Manic Street Preachers frontman James Dean Bradfield appears on the song Turn No More, while Glasgow’s own Tracyanne Campbell, formerly of Camera Obscura, contributes to lead single Progress.

“I knew James a bit from our time supporting the Manics on their UK & European dates,” adds J (and no, that’s not his real name).

“He said yes to the idea straight away, but I still thought it'd be hard to get him onboard as he might just be being polite. He's a very genuine and generous person though so I shouldn't have had any doubts.

“I didn't know Tracyanne prior to contacting her. I have a friend who knows Camera Obscura though and she put me in touch, and I flew up to Glasgow to speak to her and try to persuade her that this record was worth being a part of.”

Every Valley is an album that reflects on the past, but is very much of the present. Ebbw Vale voted in favour of Brexit, and the whole record was written with the EU referendum as a backdrop, fuelling J’s writing.

“I remember writing Go To The Road the day after the referendum vote and remembering the cathartic power of music, just the release of tension and angst and anxiety,” he says.

“It seemed a pertinent kind of anxiety too because it feels in many ways as if Brexit is a reflection of what happened in the 80s, and the disenfranchisement and neglect of these communities.”

The band are now ready to bring those songs out onto the road.
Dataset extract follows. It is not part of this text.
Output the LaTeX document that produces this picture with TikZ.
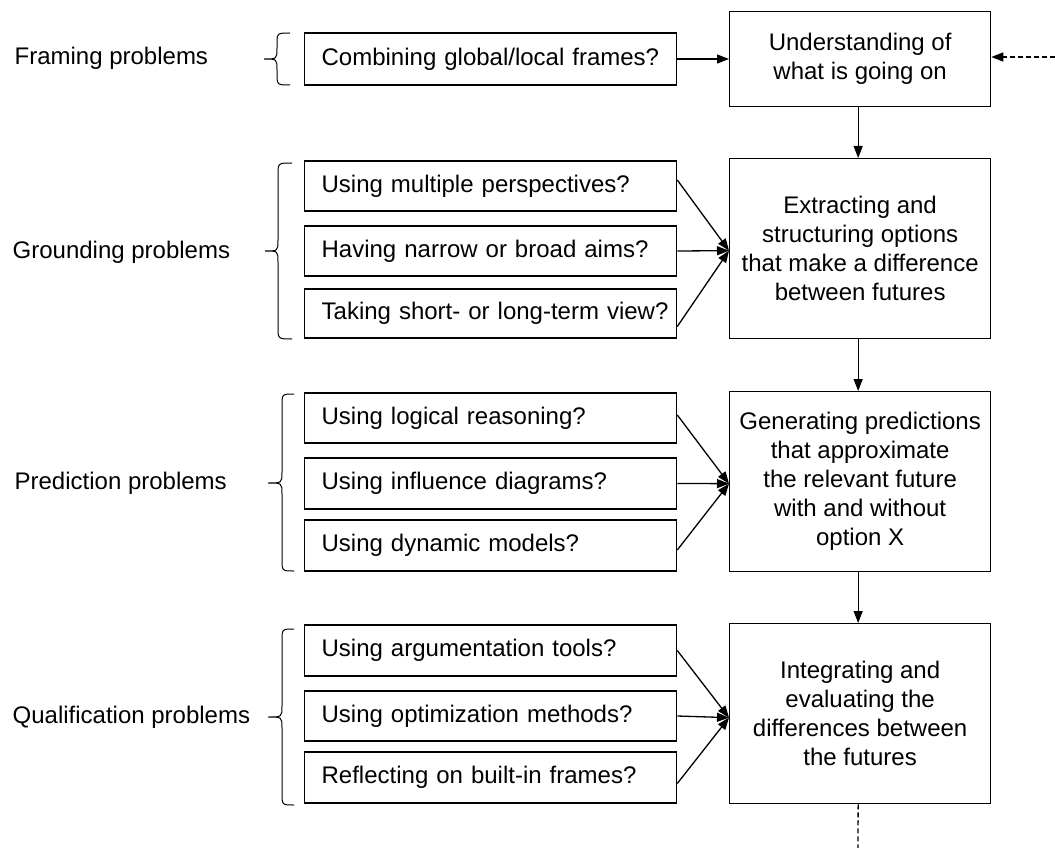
\documentclass[tikz,border=0pt]{standalone}
\usepackage{fontspec}
\setmainfont{Liberation Sans}
\usetikzlibrary{arrows.meta,calc}
\newcommand{\brc}[6]{\draw[line width=1pt] (#1,#4) .. controls (#2,#4) .. (#2,#4+12) -- (#2,#5-11) .. controls (#2,#5) .. (#3,#5) .. controls (#2,#5) .. (#2,#5+11) -- (#2,#6-12) .. controls (#2,#6) .. (#1,#6);}
\begin{document}
\begin{tikzpicture}[x=1pt,y=-1pt,line width=1.3pt,
  txt/.style={font=\fontsize{24}{29}\selectfont},
  qbox/.style={txt,draw,rectangle,text width=338pt,inner xsep=17pt,inner ysep=0pt,align=left,anchor=west},
  sbox/.style={txt,draw,rectangle,minimum width=261pt,inner sep=0pt,align=center,anchor=north west},
  lbl/.style={txt,anchor=west,inner sep=0pt},
  arr/.style={-{Triangle[length=12pt,width=9pt]}},
  dsh/.style={dash pattern=on 5pt off 3pt}]
\useasboundingbox (0,0) rectangle (1055,848);
% labels
\node[lbl] (lf) at (14,58) {Framing problems};
\node[lbl] (lg) at (12,252) {Grounding problems};
\node[lbl] (lp) at (14,483) {Prediction problems};
\node[lbl] (lq) at (12,717) {Qualification problems};
% braces
\brc{290}{277}{264}{33}{59}{85}
\brc{292}{278}{265}{163}{251}{339}
\brc{294}{282}{268}{394}{483}{571}
\brc{294}{282}{268}{629}{717}{805}
% left boxes
\node[qbox,minimum height=52pt] (c) at (304,59) {\mbox{Combining global/local frames?}};
\node[qbox,minimum height=50pt] (g1) at (304,186) {\mbox{Using multiple perspectives?}};
\node[qbox,minimum height=50pt] (g2) at (304,251) {\mbox{Having narrow or broad aims?}};
\node[qbox,minimum height=49pt] (g3) at (304,313.5) {\mbox{Taking short- or long-term view?}};
\node[qbox,minimum height=50pt] (p1) at (304,418) {\mbox{Using logical reasoning?}};
\node[qbox,minimum height=51pt] (p2) at (304,483.5) {\mbox{Using influence diagrams?}};
\node[qbox,minimum height=51pt] (p3) at (304,545.5) {\mbox{Using dynamic models?}};
\node[qbox,minimum height=51pt] (q1) at (304,650.5) {\mbox{Using argumentation tools?}};
\node[qbox,minimum height=50pt] (q2) at (304,716) {\mbox{Using optimization methods?}};
\node[qbox,minimum height=51pt] (q3) at (304,777.5) {\mbox{Reflecting on built-in frames?}};
% right boxes
\node[sbox,minimum height=95pt] (u) at (729,11) {Understanding of\\what is going on};
\node[sbox,minimum height=180pt] (e) at (729,158) {Extracting and\\structuring options\\that make a difference\\between futures};
\node[sbox,minimum height=180pt] (gp) at (729,391) {Generating predictions\\that approximate\\the relevant future\\with and without\\option X};
\node[sbox,minimum height=180pt] (ie) at (729,623) {Integrating and\\evaluating the\\differences between\\the futures};
% connectors
\coordinate (din) at (1055,57);
\coordinate (dout) at (858,848);
\draw[arr] (c.east) -- (c.east -| u.west);
\draw[arr,dsh] (din) -- (din -| u.east);
\draw[arr] ([xshift=-2pt]u.south) -- ([xshift=-2pt]e.north);
\draw[arr] ([xshift=-2pt]e.south) -- ([xshift=-2pt]gp.north);
\draw[arr] ([xshift=-2pt]gp.south) -- ([xshift=-2pt]ie.north);
\draw[dsh] ([xshift=-2pt]ie.south) -- (dout);
\coordinate (et) at ([yshift=-2pt]e.west);
\draw[arr] ([yshift=6pt]g1.east) -- (et);
\draw[arr] (g2.east) -- (et);
\draw[arr] ([yshift=-13pt]g3.east) -- (et);
\coordinate (gt) at ([yshift=-2pt]gp.west);
\draw[arr] ([yshift=3pt]p1.east) -- (gt);
\draw[arr] (p2.east) -- (gt);
\draw[arr] ([yshift=-4.5pt]p3.east) -- (gt);
\coordinate (it) at ([yshift=-4pt]ie.west);
\draw[arr] (q1.east) -- (it);
\draw[arr] (q2.east) -- (it);
\draw[arr] ([yshift=-6pt]q3.east) -- (it);
\end{tikzpicture}
\end{document}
They are also hoping to deal a blow to any ticket touts too, using their website for ticket sales and trying to cut out the dealers who cash in on popular shows.

J points the finger at big companies not doing enough.

“The main responsibility has to lie with big ticketing agencies and especially those who own secondary ticketing sites,” he says.

“They cannot claim to be concerned about stopping secondary ticketing while, at the same time, owning sites like GetMeIn or StubHub. It's an example of the worst side of capitalism. The change we need is so big that it can only come from government, but we know what the Tories think about regulation – they are in the process of destroying our economy purely so that we can enjoy unregulated markets and the joys of chlorinated chicken and so on.”

Tomorrow the band will return to Glasgow. Their last gig here, at the O2 ABC, even included a pre show video asking fans to not record the gig on their phones, because it would distract others in the crowd.

“It doesn't bother me as a performer at all because I don't have to look at the crowd through someone's four inch screen for the whole show,” explains J.

“It bothers me as a gig-goer immensely though, and we always try to think of things from our fans' point of view. One person holding up a phone to take a terrible video they'll probably never even watch in full can ruin the enjoyment of a song for about ten people behind them. It's just common courtesy.”